Alibaba Group Holding Ltd Singles' Day festival posted a record 120.7 billion yuan ($17.73 billion) worth of sales on Friday, as Chinese shoppers searched for deeper discounts and lower price tags.
That is nearly six times the US$3 billion research firm comScore says Americans spent in total last year on Cyber Monday, the country’s biggest online shopping day.
Gross merchandise volume on Alibaba’s retail platforms flew past 10 billion yuan (US$1.5 billion) with just six minutes 58 seconds after the Singles Day shopping spree kicked off at midnight of November 11.
Rivals including JD.com, VIP.com and Suning offered deep discounts on clothing, smartphones, travel packages and other goods to attract shoppers.
Singles Day was begun by Chinese college students in the 1990s as a version of Valentine’s Day for people without romantic partners.
The November 11 date was picked to be “11.11” — four singles. Young people would treat each other to dinner or give gifts to woo that special someone and end their single status.
The spending gives a boost to China’s efforts to nurture consumer-based economic growth and reduce reliance on trade and investment.
E-commerce sales in China rose by 26.1 percent in the first nine months of the year. Economic growth for that period held steady at 6.7 percent, but that was its lowest level since the 2008 global crisis.
Forecasters expect the economy to cool further next year as regulators try to rein in a boom in bank lending and real estate sales that is pushing up debt levels and housing costs.
China has the biggest population of Internet users at 710 million, according to government data. Some 410 million people shop online for goods ranging from clothing and groceries to manicures and plane tickets.
E-commerce has risen from 3 percent of Chinese consumer spending in 2010 to 15 percent last year, according to Boston Consulting Group. It forecasts online spending will rise by 20 percent a year, hitting US$1.6 trillion by 2020, compared with 6 percent growth for off-line retail.
Researchers attribute the rapid rise of Singles Day to demographics and timing.
Sales on Alibaba's platforms had raced to a billion dollars in less than five minutes and broke past last year's total with almost nine hours of the day-long shopping gala to spare.

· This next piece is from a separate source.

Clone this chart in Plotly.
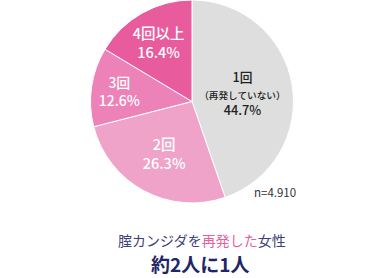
import plotly.graph_objects as go

labels = ["1回", "2回", "3回", "4回以上"]
subtitles = ["（再発していない）", "", "", ""]
values = [44.7, 26.3, 12.6, 16.4]
colors = ["#dedede", "#f0a3c9", "#ec82b7", "#e85b9d"]
text_colors = ["#222222", "#ffffff", "#ffffff", "#ffffff"]
sample_note = "n=4.910"
caption_parts = ["腟カンジダを", "再発した", "女性"]
headline = "約2人に1人"

texts = []
for lab, sub, v in zip(labels, subtitles, values):
    if sub:
        texts.append(f"{lab}<br><span style='font-size:11px'>{sub}</span><br>{v:.1f}%")
    else:
        texts.append(f"{lab}<br>{v:.1f}%")

fig = go.Figure(go.Pie(
    labels=labels,
    values=values,
    text=texts,
    texttemplate="%{text}",
    textposition="inside",
    insidetextorientation="horizontal",
    sort=False,
    direction="clockwise",
    rotation=0,
    marker=dict(colors=colors, line=dict(color="#ffffff", width=1)),
    textfont=dict(family="Noto Sans CJK JP", size=14.5, color=text_colors, weight=500),
    hoverinfo="skip",
    showlegend=False,
    domain=dict(x=[0.232, 0.768], y=[0.270, 1.0]),
))

fig.add_annotation(text=sample_note, x=0.715, y=0.31, xref="paper", yref="paper",
                   xanchor="center", yanchor="middle", showarrow=False,
                   font=dict(family="Noto Sans CJK JP", size=11.5, color="#333333"))
fig.add_annotation(
    text=f"<span style='color:#3d4177'>{caption_parts[0]}</span><span style='color:#e8609f'>{caption_parts[1]}</span><span style='color:#3d4177'>{caption_parts[2]}</span>",
    x=0.526, y=0.138, xref="paper", yref="paper", xanchor="center", yanchor="middle",
    showarrow=False, font=dict(family="Noto Sans CJK JP", size=14))
fig.add_annotation(text=f"<b>{headline}</b>", x=0.522, y=0.0, xref="paper", yref="paper",
                   xanchor="center", yanchor="bottom", showarrow=False, borderpad=0,
                   font=dict(family="Noto Sans CJK JP", size=19, color="#1f2668"))

fig.update_layout(width=384, height=278, margin=dict(l=0, r=0, t=0, b=0),
                  paper_bgcolor="#ffffff", plot_bgcolor="#ffffff")
fig.write_html("out.html")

The final total marked a 32 percent rise from 2015, but growth was significantly lower than the 60 percent increase last year, a reflection of more caution among shoppers who opted to spend less money on each purchase than in previous years.
Alibaba Chairman Jack Ma played down the importance of the final figure in a speech shortly before midnight, echoing other executives who spoke during the day.
"(Singles' Day) is not about a number only," said Ma, adding that the gross merchandise value (GMV) metric was "misleading" because it undervalued the company's wider ecosystem.
The slowdown in sales growth comes amid a more saturated domestic online retail market, a weaker economy and sluggish personal income growth hitting consumers' wallets. A strong U.S. dollar also hit the headline sales figure in dollar terms.
The rise of Singles' Day reflects how China's consumers, armed with smartphones, are racing online to shop. Around 82 percent of total sales were via mobile devices, up strongly from last year.
The day itself is a double-edged sword for many: Couriers and packaging firms say low prices and steep competition mean profit margins are slim despite large sales volumes.
Retailers are also starting to feel the pinch: The cost per order shrank to 184 yuan ($27) from approximately 194 yuan in 2015, according to the unaudited metrics released by Alibaba.
Cut-throat competition for customers has also caused concern over false advertising and massaged statistics. This week China's business regulator advised mainland online shopping platforms to guard against suspect sales tactics.